冷却管结构及进气方向对空冷中冷器性能的影响

Influence investigation of cooling tube structure and airflow direction on thermal-hydraulic performance of air-cooled charge air cooler

首先,通过试验方法获得了基准空冷中冷器在不同速度时的冷侧静压降和传热系数。然后,采用计算流体力学方法对试验值进行了验证,结果表明,对于静压降,试验值与仿真值的绝对误差不超过7%,而传热系数则不超过15%,说明当前仿真的准确性。

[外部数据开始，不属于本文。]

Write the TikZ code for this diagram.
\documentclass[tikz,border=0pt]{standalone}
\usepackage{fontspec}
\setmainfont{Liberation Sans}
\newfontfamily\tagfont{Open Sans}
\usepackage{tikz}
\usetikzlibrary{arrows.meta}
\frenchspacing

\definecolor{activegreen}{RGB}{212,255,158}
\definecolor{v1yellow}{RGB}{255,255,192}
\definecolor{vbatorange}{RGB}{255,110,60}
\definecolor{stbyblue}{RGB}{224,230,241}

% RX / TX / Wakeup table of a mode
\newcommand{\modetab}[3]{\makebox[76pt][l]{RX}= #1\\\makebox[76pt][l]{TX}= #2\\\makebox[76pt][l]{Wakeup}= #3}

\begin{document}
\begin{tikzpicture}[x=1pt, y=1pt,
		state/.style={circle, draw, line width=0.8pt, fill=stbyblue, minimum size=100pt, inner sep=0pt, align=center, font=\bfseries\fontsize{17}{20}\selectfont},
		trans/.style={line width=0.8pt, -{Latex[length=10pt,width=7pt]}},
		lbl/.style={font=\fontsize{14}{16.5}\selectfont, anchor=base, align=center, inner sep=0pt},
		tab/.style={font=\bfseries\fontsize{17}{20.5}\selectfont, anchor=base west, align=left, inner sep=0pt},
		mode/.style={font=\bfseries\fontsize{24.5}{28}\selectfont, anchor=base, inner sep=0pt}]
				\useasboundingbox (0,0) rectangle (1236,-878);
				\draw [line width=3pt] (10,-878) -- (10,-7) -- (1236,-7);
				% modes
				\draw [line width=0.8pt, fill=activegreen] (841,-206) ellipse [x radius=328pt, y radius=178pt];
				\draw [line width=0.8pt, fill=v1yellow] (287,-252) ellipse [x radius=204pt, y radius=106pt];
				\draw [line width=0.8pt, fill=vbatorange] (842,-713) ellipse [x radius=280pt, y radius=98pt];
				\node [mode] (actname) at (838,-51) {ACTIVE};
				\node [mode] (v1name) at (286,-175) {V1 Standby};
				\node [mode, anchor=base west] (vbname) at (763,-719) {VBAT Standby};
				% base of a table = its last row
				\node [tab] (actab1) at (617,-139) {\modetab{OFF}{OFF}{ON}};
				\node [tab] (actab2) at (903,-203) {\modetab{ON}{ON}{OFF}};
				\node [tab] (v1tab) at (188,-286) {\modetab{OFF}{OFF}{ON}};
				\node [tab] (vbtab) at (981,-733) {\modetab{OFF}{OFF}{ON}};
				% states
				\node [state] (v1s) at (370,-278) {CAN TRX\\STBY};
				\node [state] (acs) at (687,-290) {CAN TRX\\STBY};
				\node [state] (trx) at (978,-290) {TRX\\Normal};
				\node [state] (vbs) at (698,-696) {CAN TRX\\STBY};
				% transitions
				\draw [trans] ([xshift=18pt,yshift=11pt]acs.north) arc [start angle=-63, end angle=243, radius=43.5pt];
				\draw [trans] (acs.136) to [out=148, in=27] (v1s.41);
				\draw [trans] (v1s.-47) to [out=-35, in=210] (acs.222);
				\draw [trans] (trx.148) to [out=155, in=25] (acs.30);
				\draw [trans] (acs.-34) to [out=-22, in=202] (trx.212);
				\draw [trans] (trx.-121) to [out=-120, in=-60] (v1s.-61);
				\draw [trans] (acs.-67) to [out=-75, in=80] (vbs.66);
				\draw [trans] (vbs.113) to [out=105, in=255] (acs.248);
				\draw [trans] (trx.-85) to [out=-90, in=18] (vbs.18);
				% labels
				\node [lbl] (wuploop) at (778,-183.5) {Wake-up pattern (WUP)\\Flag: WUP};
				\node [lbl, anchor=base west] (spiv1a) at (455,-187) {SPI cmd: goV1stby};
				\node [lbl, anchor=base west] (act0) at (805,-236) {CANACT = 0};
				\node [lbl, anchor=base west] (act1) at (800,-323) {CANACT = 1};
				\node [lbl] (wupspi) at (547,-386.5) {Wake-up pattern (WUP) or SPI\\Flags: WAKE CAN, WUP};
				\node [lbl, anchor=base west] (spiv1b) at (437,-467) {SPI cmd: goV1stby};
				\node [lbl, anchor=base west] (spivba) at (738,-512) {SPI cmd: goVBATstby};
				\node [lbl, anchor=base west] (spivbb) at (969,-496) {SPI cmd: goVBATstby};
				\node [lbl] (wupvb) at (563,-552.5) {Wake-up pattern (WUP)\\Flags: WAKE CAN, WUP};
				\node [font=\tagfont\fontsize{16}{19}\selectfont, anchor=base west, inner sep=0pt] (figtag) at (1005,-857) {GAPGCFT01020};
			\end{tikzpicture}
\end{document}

接着,继续采用计算流体方法研究了冷侧风速为6 m/s时,不同冷却管前缘半径R_(1)及进气方向β对空冷中冷器冷侧热工水力性能的影响,结果表明,当R_(1)=3.6 mm且β=90°时,Fanning摩擦因子f取得各工况中的最小值;当R_(1)=0 mm且β=90°时,努赛尔数Nu取得各工况中的最大值;当R_(1)=3.6 mm且β=90°时,中冷器热工水力性能综合评价准则PEC取得各工况中的最大值。

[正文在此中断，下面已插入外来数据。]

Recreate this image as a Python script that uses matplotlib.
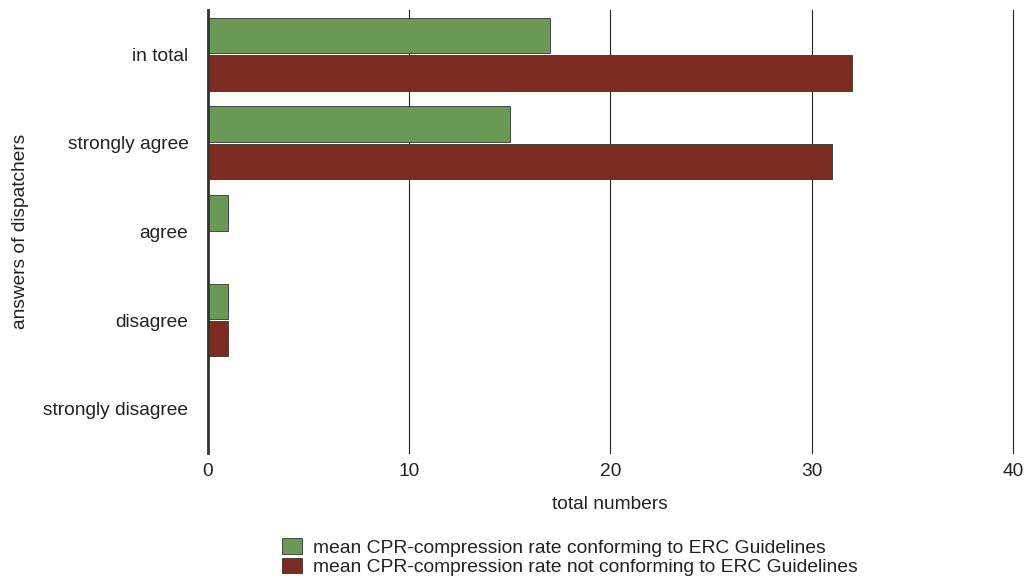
import numpy as np
import matplotlib
matplotlib.use("Agg")
import matplotlib.pyplot as plt

categories = ["in total", "strongly agree", "agree", "disagree", "strongly disagree"]
conforming = [17, 15, 1, 1, 0]
not_conforming = [32, 31, 0, 1, 0]
labels = ["mean CPR-compression rate conforming to ERC Guidelines",
          "mean CPR-compression rate not conforming to ERC Guidelines"]

plt.rcParams['font.family'] = ['Liberation Sans', 'DejaVu Sans']

fig = plt.figure(figsize=(10.24, 5.8), dpi=100)
ax = fig.add_axes([0.203, 0.219, 0.786, 0.764])

y = np.arange(len(categories))
h = 0.40
green = '#6a9955'
red = '#7c2b21'
ax.barh(y - h / 2 - 0.01, conforming, height=h, color=green, edgecolor='#333333', linewidth=0.6, label=labels[0])
ax.barh(y + h / 2 + 0.01, not_conforming, height=h, color=red, edgecolor='#333333', linewidth=0.6, label=labels[1])

ax.set_xlim(0, 40)
ax.set_ylim(len(categories) - 0.5, -0.5)
ax.set_xticks([0, 10, 20, 30, 40])
ax.set_yticks(y)
ax.set_yticklabels(categories, fontsize=13.8, color='#222222')
ax.tick_params(axis='x', labelsize=13.8, colors='#222222', length=0, pad=7)
ax.tick_params(axis='y', length=0, pad=14)
ax.xaxis.grid(True, color='#222222', linewidth=0.8)
for l in ax.get_xgridlines():
    l.set_clip_on(False)
ax.set_axisbelow(True)
for s in ['top', 'right', 'bottom']:
    ax.spines[s].set_visible(False)
ax.spines['left'].set_linewidth(2)
ax.spines['left'].set_color('#333333')

ax.set_xlabel('total numbers', fontsize=13.8, color='#222222', labelpad=12)
ax.set_ylabel('answers of dispatchers', fontsize=13.8, color='#222222')
ax.yaxis.set_label_coords(-0.222, 0.5)

leg = fig.legend(loc='upper left', bbox_to_anchor=(282 / 1024, 1 - 538 / 580), frameon=False, fontsize=13.85,
                 borderpad=0, borderaxespad=0, handlelength=1.04, handleheight=0.88,
                 handletextpad=0.57, labelspacing=0.06)
for t in leg.get_texts():
    t.set_color('#222222')

fig.savefig('out.png', dpi=100)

In this paper, the static pressure drop and heat transfer coefficient of the cold side of the benchmark air-cooled Charge Air Cooler(CAC) at different speeds are obtained through experimental methods. Then the experimental values are verified by computational fluid dynamics methods. Results show that for the static pressure drop, the absolute error between experimental values and simulation values is less than 7%, and for heat transfer coefficient the error is less than 15%, which indicates the accuracy of the current simulation. After the validation, computational fluid dynamics method was applied to investigate the influence of the leading edge radius R_(1)of the cooling pipe and the airflow direction β on the cold side thermal and hydraulic performance of the CAC under the airflow speed of 6 m/s. Research results show that, when R_(1)=3.6 mm and β=90°, the Fanning friction factor f achieves the minimum value in each working condition;when R_(1)=0 mm and β =90°, Nusselt number Nu reaches the maximum value in all working conditions;and when R_(1)=3.6 mm and β =90°, the Performance Evaluation Criterion(PEC) for the thermal and hydraulic performance of the CAC obtaines the maximum value in each working condition.